** START Material shown **

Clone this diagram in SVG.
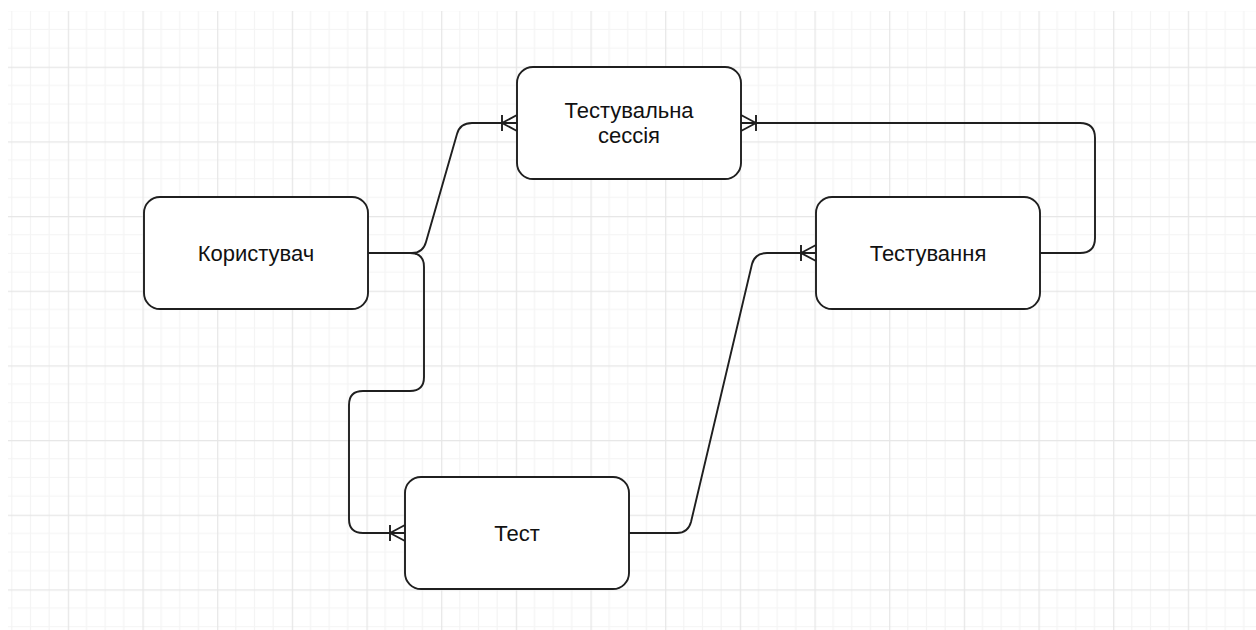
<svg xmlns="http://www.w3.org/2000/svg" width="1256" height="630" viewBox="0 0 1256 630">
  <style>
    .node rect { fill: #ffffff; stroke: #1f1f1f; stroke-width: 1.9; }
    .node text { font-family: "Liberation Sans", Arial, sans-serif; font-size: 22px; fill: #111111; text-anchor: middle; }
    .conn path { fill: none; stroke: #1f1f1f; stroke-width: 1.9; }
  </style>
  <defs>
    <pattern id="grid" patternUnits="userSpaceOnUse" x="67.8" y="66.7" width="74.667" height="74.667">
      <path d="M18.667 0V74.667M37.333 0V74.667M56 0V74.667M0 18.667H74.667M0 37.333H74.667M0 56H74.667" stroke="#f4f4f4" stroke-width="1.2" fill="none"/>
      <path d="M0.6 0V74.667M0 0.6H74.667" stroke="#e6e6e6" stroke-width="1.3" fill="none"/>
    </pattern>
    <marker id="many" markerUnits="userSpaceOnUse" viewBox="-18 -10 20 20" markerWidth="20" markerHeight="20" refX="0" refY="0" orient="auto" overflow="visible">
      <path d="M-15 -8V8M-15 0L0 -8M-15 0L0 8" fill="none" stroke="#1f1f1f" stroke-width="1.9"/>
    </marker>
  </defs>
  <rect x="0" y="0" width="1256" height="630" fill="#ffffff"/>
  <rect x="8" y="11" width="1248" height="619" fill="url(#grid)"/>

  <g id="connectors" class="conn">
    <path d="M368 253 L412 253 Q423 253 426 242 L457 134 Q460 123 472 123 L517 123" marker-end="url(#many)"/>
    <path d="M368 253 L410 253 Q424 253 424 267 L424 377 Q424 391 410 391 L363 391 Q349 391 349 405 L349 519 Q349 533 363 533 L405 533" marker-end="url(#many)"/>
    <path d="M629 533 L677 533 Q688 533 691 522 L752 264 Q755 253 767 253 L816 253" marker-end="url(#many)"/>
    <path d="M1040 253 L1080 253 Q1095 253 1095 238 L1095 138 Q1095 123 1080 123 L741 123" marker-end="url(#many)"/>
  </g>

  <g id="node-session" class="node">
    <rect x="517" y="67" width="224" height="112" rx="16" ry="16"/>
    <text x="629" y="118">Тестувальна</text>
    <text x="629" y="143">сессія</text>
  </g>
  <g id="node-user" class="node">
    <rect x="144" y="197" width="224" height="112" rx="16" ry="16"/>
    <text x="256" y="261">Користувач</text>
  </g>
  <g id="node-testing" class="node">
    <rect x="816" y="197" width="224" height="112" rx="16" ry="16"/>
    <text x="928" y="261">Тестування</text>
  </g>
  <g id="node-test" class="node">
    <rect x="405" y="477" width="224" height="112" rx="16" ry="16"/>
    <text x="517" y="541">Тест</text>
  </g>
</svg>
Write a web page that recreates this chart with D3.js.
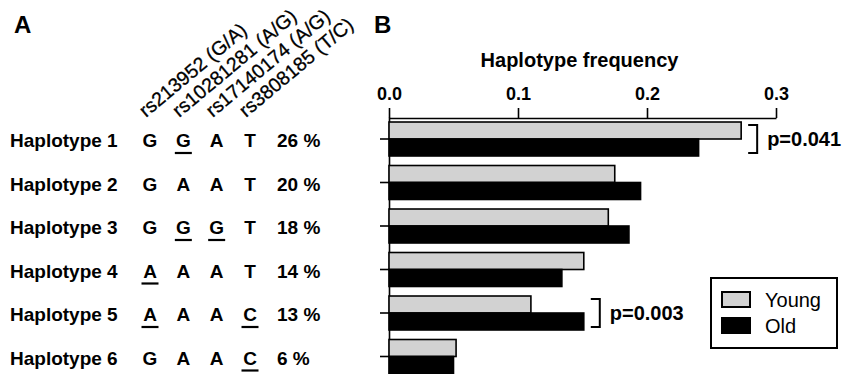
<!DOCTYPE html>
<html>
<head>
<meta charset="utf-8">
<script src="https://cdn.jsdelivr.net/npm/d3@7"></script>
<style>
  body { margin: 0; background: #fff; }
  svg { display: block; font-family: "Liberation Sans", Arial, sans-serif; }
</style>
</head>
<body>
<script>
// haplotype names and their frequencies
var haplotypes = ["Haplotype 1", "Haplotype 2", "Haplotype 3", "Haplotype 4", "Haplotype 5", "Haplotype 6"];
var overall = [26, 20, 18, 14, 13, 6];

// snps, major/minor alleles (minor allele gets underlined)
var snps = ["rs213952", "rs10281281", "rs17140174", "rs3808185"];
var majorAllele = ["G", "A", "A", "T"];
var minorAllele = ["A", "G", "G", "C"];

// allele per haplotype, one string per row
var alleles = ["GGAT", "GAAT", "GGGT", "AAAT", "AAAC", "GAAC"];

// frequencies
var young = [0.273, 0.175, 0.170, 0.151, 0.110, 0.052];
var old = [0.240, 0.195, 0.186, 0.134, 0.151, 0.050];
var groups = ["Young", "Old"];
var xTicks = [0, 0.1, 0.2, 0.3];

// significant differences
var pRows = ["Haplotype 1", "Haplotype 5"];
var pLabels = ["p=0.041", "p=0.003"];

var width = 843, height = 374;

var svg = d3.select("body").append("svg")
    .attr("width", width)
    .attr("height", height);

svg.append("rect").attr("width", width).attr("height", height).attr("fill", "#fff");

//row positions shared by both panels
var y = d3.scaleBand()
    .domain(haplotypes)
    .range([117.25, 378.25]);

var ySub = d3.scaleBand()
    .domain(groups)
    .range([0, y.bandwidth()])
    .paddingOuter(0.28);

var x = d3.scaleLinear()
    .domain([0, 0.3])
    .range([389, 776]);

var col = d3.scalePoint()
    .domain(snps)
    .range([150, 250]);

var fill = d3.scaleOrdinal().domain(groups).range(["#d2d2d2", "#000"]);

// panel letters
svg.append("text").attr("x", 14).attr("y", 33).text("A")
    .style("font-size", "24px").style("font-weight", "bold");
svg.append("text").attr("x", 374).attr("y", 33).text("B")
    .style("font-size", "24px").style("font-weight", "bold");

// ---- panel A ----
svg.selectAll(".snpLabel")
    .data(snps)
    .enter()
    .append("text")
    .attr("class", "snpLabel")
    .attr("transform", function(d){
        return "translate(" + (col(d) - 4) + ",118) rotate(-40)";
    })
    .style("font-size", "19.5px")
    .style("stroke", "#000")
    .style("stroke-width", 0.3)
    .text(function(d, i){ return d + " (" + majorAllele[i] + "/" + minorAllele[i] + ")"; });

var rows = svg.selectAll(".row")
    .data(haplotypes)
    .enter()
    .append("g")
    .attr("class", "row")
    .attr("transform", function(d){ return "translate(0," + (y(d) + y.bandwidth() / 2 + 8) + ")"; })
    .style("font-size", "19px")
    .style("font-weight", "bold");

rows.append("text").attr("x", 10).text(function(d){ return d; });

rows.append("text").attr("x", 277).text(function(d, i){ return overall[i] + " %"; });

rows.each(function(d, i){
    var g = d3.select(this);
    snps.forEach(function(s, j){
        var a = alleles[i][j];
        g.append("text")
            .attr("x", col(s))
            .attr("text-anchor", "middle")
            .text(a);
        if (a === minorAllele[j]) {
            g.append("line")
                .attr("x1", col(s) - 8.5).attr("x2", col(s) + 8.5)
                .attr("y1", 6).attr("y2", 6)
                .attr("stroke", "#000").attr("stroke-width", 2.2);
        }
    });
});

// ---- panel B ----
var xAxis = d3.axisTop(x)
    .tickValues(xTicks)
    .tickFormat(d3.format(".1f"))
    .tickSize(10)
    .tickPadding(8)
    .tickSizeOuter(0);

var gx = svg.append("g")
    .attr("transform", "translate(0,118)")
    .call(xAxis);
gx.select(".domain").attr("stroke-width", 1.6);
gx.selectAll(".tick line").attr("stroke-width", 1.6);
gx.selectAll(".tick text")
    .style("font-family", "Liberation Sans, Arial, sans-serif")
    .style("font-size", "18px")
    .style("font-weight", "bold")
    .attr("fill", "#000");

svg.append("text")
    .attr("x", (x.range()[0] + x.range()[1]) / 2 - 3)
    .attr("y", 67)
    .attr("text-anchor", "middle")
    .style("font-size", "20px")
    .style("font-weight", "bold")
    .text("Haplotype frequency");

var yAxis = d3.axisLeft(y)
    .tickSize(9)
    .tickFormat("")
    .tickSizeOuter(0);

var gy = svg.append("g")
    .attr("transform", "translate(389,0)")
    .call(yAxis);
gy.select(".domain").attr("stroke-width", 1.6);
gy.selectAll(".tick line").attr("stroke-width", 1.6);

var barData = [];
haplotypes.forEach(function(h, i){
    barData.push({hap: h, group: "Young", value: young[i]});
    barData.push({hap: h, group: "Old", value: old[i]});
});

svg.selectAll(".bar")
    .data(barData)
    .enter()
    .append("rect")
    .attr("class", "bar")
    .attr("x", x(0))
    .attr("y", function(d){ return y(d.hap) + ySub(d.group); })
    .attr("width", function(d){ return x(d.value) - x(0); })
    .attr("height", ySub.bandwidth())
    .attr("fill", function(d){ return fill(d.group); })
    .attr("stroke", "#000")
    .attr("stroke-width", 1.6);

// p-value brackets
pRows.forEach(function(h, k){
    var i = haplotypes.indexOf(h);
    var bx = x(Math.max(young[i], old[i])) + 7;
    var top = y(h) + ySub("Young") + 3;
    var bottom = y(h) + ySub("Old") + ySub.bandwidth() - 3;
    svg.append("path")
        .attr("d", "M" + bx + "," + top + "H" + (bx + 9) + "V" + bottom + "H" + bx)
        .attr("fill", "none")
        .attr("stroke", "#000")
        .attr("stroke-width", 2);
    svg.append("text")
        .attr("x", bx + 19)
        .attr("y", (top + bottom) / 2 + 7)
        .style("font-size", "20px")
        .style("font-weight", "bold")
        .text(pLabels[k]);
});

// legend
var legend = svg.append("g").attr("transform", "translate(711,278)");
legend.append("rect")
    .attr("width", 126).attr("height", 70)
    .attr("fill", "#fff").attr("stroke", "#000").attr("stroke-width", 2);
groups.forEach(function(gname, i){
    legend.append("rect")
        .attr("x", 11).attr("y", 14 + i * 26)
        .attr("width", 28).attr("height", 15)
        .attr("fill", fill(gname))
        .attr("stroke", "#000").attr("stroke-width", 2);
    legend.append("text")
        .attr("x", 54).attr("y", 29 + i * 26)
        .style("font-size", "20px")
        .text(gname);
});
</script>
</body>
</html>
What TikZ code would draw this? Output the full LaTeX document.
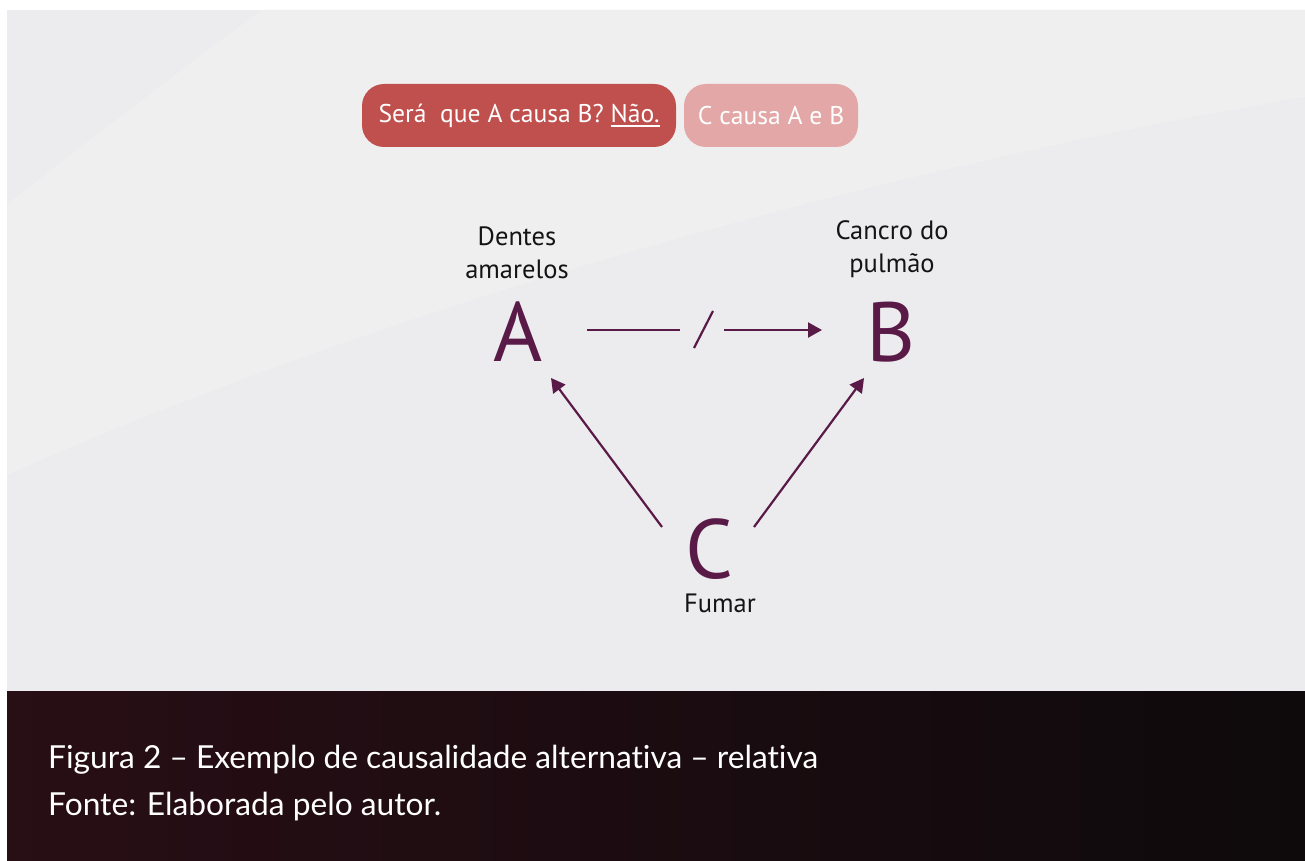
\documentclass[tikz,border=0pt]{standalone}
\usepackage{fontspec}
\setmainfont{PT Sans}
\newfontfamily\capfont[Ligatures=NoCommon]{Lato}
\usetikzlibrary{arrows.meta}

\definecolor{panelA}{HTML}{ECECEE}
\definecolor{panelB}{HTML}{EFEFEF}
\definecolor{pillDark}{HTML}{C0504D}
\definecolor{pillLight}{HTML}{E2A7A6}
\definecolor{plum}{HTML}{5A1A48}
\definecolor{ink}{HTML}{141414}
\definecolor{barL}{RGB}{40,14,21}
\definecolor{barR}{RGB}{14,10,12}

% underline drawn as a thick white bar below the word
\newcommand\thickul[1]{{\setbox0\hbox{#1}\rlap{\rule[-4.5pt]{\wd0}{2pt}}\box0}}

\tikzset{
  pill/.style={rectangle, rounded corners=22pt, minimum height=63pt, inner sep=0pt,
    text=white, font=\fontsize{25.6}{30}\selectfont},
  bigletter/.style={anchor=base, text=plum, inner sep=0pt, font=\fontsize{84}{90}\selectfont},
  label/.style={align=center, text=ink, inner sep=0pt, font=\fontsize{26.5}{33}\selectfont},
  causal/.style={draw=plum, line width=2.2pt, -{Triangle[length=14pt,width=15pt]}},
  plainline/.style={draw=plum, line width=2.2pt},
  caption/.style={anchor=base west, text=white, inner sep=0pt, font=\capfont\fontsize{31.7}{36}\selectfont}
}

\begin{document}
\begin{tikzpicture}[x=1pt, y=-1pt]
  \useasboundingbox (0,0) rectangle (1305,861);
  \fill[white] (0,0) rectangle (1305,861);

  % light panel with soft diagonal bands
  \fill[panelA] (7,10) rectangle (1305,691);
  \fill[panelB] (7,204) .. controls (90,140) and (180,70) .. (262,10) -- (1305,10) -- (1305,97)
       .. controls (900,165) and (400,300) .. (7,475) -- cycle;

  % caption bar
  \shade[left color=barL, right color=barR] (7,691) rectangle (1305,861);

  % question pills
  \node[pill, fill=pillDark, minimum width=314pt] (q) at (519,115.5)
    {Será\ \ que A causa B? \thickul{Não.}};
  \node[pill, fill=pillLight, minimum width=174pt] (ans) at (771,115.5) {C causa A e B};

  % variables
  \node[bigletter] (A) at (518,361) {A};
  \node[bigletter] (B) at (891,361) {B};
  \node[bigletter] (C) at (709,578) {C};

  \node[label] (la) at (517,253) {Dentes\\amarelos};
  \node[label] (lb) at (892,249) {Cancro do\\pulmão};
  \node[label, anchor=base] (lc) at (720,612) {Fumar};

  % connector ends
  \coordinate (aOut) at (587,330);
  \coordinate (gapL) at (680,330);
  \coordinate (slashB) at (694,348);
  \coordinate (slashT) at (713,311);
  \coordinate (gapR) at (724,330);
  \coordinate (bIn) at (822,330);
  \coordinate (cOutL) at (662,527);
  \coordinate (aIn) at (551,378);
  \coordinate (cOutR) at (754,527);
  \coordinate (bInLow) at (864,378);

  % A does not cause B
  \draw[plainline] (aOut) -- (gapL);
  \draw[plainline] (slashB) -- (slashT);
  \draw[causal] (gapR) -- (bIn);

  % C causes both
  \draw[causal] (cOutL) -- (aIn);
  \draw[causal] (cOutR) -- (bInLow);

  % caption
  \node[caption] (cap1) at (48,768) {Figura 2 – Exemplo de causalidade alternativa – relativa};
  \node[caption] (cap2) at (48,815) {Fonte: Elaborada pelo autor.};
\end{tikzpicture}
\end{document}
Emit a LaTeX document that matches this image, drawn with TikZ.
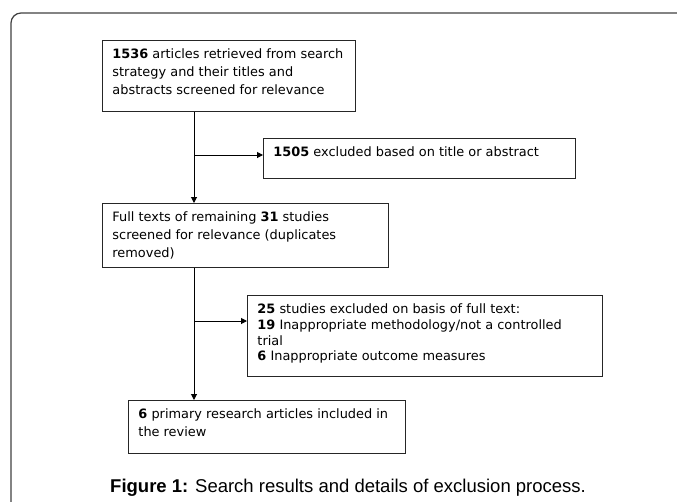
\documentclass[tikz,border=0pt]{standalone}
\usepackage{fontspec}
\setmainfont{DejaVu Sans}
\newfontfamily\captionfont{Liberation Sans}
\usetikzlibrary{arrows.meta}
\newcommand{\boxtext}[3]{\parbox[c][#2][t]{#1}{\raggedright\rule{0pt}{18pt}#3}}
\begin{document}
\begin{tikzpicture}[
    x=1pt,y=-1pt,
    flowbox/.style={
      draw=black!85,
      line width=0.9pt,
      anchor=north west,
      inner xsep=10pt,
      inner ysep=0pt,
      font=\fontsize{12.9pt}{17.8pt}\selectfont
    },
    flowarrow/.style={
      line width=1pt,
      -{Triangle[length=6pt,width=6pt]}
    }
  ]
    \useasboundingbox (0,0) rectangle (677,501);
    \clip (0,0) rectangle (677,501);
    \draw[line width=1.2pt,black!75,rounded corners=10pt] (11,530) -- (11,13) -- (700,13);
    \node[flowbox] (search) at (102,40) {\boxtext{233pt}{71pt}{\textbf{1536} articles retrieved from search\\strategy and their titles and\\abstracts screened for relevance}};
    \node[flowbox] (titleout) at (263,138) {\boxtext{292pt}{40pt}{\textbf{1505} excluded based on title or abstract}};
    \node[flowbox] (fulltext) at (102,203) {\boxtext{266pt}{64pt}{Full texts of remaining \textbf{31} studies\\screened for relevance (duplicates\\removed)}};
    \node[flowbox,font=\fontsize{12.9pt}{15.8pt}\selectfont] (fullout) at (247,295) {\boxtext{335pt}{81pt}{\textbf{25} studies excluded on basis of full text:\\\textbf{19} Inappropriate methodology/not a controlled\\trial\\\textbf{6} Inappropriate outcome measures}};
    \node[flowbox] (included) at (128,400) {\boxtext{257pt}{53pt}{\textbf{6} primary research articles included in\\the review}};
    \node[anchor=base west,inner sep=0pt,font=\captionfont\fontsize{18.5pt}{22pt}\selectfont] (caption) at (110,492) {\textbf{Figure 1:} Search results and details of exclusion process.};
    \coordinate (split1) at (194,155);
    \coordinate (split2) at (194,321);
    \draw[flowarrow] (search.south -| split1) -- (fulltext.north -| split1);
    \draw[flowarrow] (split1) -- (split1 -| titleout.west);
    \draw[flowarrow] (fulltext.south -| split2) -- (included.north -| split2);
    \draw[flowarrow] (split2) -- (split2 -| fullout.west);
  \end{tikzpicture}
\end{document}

** END Material shown **

Provide only the number of lines in the records containing the string "this".

**Task output:**
5